**Given problem:** Retype each line of the material exactly, please, skipping any picture in it.

**Data lines:**
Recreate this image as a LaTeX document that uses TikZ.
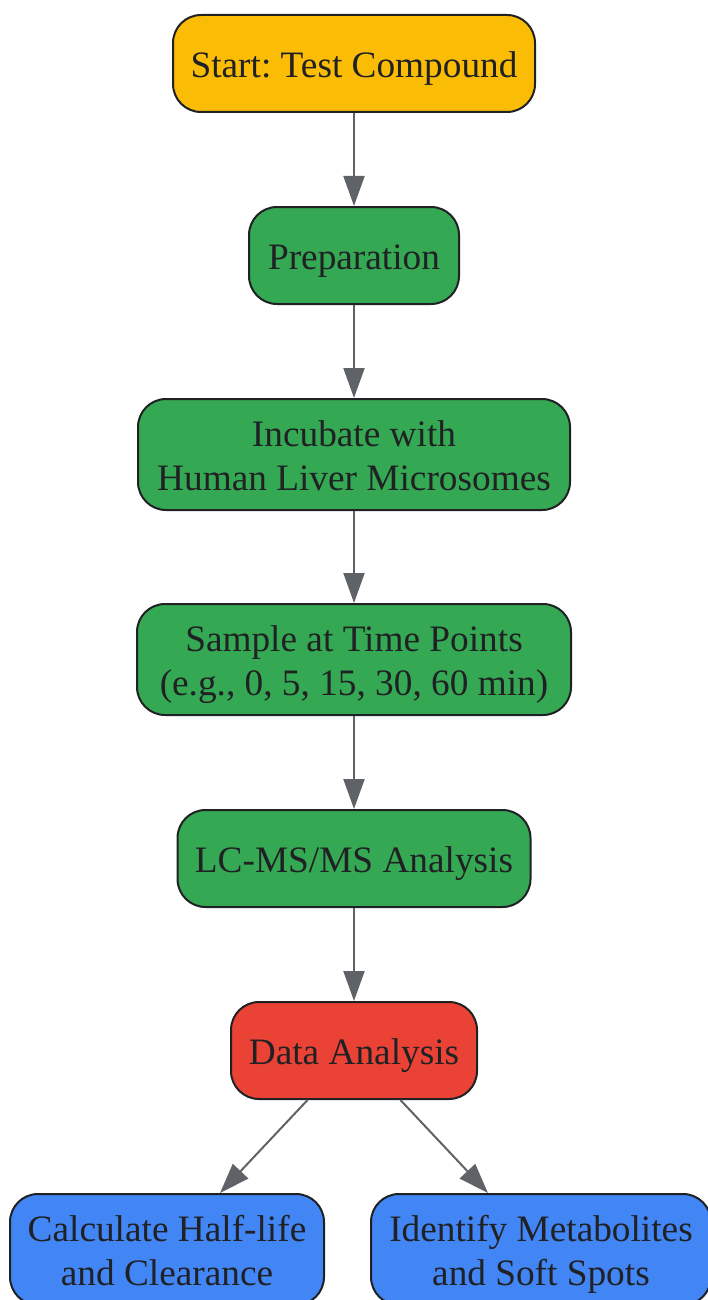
\documentclass[tikz,border=0pt]{standalone}
\usepackage{fontspec}
\setmainfont{Liberation Serif}
\usetikzlibrary{arrows.meta}
\definecolor{cyellow}{HTML}{FBBC05}
\definecolor{cgreen}{HTML}{34A853}
\definecolor{cred}{HTML}{EA4335}
\definecolor{cblue}{HTML}{4285F4}
\definecolor{cborder}{HTML}{202124}
\definecolor{carrow}{HTML}{5F6368}
\newcommand\tp{\rule{0pt}{36pt}}
\newcommand\bt{\rule[-8.4pt]{0pt}{8.4pt}}
\tikzset{
  box/.style={draw=cborder, line width=2pt, rounded corners=28pt, align=center,
    text=cborder, inner sep=0pt, font=\fontsize{37.3}{44}\selectfont\frenchspacing},
  conn/.style={draw=carrow, line width=2pt, -{Triangle[length=30pt,width=21pt]}}
}
\begin{document}
\begin{tikzpicture}[x=1pt,y=-1pt]
\useasboundingbox (0,0) rectangle (708,1300);
\node[box, fill=cyellow, minimum width=362pt, minimum height=97pt] (start) at (354,63.5) {\tp Start: Test Compound\bt};
\node[box, fill=cgreen, minimum width=210pt, minimum height=97pt] (prep) at (354,255.5) {\tp Preparation\bt};
\node[box, fill=cgreen, minimum width=432pt, minimum height=111pt] (inc) at (354,454.5) {\tp Incubate with\\Human Liver Microsomes\bt};
\node[box, fill=cgreen, minimum width=434pt, minimum height=111pt] (samp) at (354,659.5) {\tp Sample at Time Points\\(e.g., 0, 5, 15, 30, 60 min)\bt};
\node[box, fill=cgreen, minimum width=353pt, minimum height=97pt] (lcms) at (354,858.5) {\tp LC-MS/MS Analysis\bt};
\node[box, fill=cred, minimum width=246pt, minimum height=97pt] (data) at (354,1050.5) {\tp Data Analysis\bt};
\node[box, fill=cblue, minimum width=314pt, minimum height=111pt] (calc) at (167,1249.5) {\tp Calculate Half-life\\and Clearance\bt};
\node[box, fill=cblue, minimum width=340pt, minimum height=111pt] (ident) at (541,1249.5) {\tp Identify Metabolites\\and Soft Spots\bt};
\draw[conn] (start) -- (prep);
\draw[conn] (prep) -- (inc);
\draw[conn] (inc) -- (samp);
\draw[conn] (samp) -- (lcms);
\draw[conn] (lcms) -- (data);
\draw[conn] (data) -- (calc);
\draw[conn] (data) -- (ident);
\end{tikzpicture}
\end{document}
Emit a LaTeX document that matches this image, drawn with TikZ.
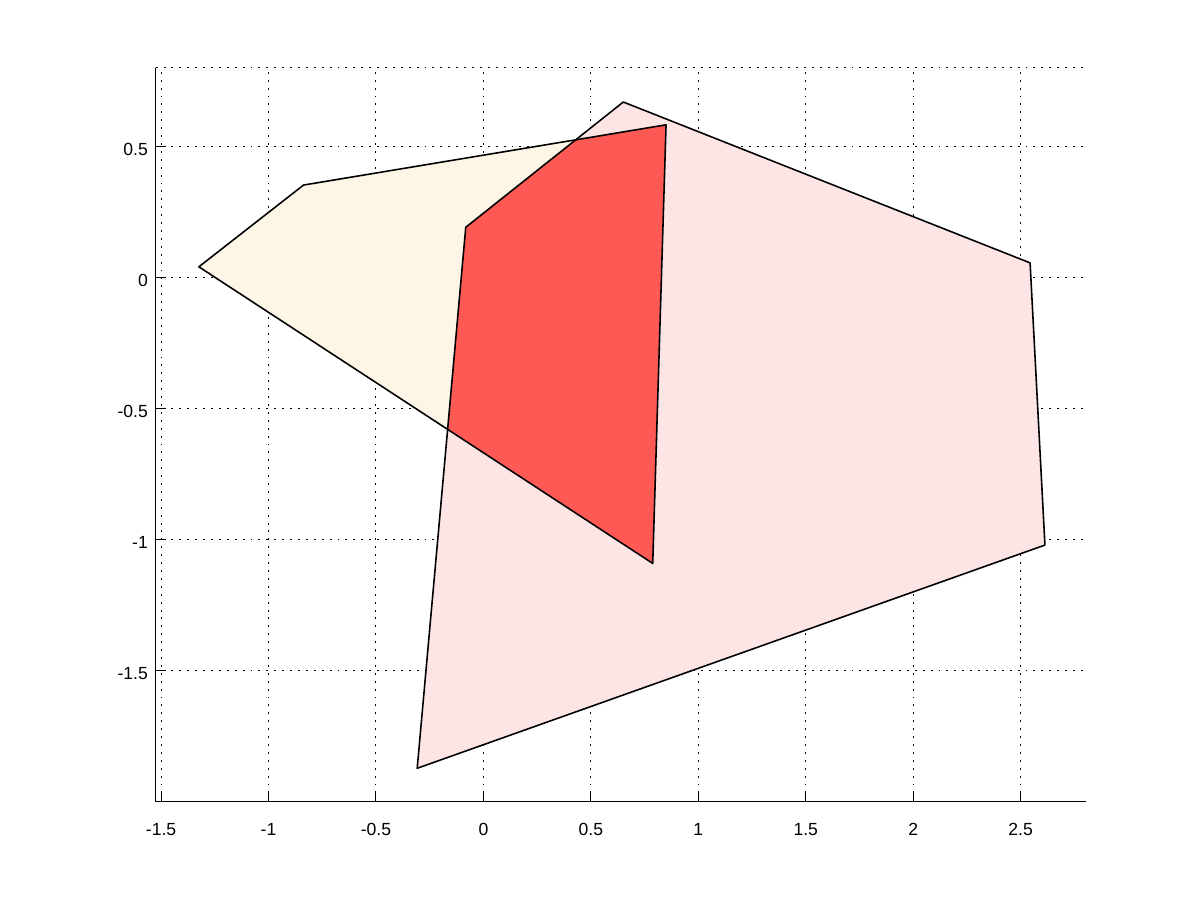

**Answer to this task:**
Recreate this image as a LaTeX document that uses TikZ.
\documentclass[tikz,border=0pt]{standalone}
\usepackage{fontspec}
\setmainfont{Liberation Serif}
\usetikzlibrary{arrows.meta}
\definecolor{cyellow}{HTML}{FBBC05}
\definecolor{cgreen}{HTML}{34A853}
\definecolor{cred}{HTML}{EA4335}
\definecolor{cblue}{HTML}{4285F4}
\definecolor{cborder}{HTML}{202124}
\definecolor{carrow}{HTML}{5F6368}
\newcommand\tp{\rule{0pt}{36pt}}
\newcommand\bt{\rule[-8.4pt]{0pt}{8.4pt}}
\tikzset{
  box/.style={draw=cborder, line width=2pt, rounded corners=28pt, align=center,
    text=cborder, inner sep=0pt, font=\fontsize{37.3}{44}\selectfont\frenchspacing},
  conn/.style={draw=carrow, line width=2pt, -{Triangle[length=30pt,width=21pt]}}
}
\begin{document}
\begin{tikzpicture}[x=1pt,y=-1pt]
\useasboundingbox (0,0) rectangle (708,1300);
\node[box, fill=cyellow, minimum width=362pt, minimum height=97pt] (start) at (354,63.5) {\tp Start: Test Compound\bt};
\node[box, fill=cgreen, minimum width=210pt, minimum height=97pt] (prep) at (354,255.5) {\tp Preparation\bt};
\node[box, fill=cgreen, minimum width=432pt, minimum height=111pt] (inc) at (354,454.5) {\tp Incubate with\\Human Liver Microsomes\bt};
\node[box, fill=cgreen, minimum width=434pt, minimum height=111pt] (samp) at (354,659.5) {\tp Sample at Time Points\\(e.g., 0, 5, 15, 30, 60 min)\bt};
\node[box, fill=cgreen, minimum width=353pt, minimum height=97pt] (lcms) at (354,858.5) {\tp LC-MS/MS Analysis\bt};
\node[box, fill=cred, minimum width=246pt, minimum height=97pt] (data) at (354,1050.5) {\tp Data Analysis\bt};
\node[box, fill=cblue, minimum width=314pt, minimum height=111pt] (calc) at (167,1249.5) {\tp Calculate Half-life\\and Clearance\bt};
\node[box, fill=cblue, minimum width=340pt, minimum height=111pt] (ident) at (541,1249.5) {\tp Identify Metabolites\\and Soft Spots\bt};
\draw[conn] (start) -- (prep);
\draw[conn] (prep) -- (inc);
\draw[conn] (inc) -- (samp);
\draw[conn] (samp) -- (lcms);
\draw[conn] (lcms) -- (data);
\draw[conn] (data) -- (calc);
\draw[conn] (data) -- (ident);
\end{tikzpicture}
\end{document}
Emit a LaTeX document that matches this image, drawn with TikZ.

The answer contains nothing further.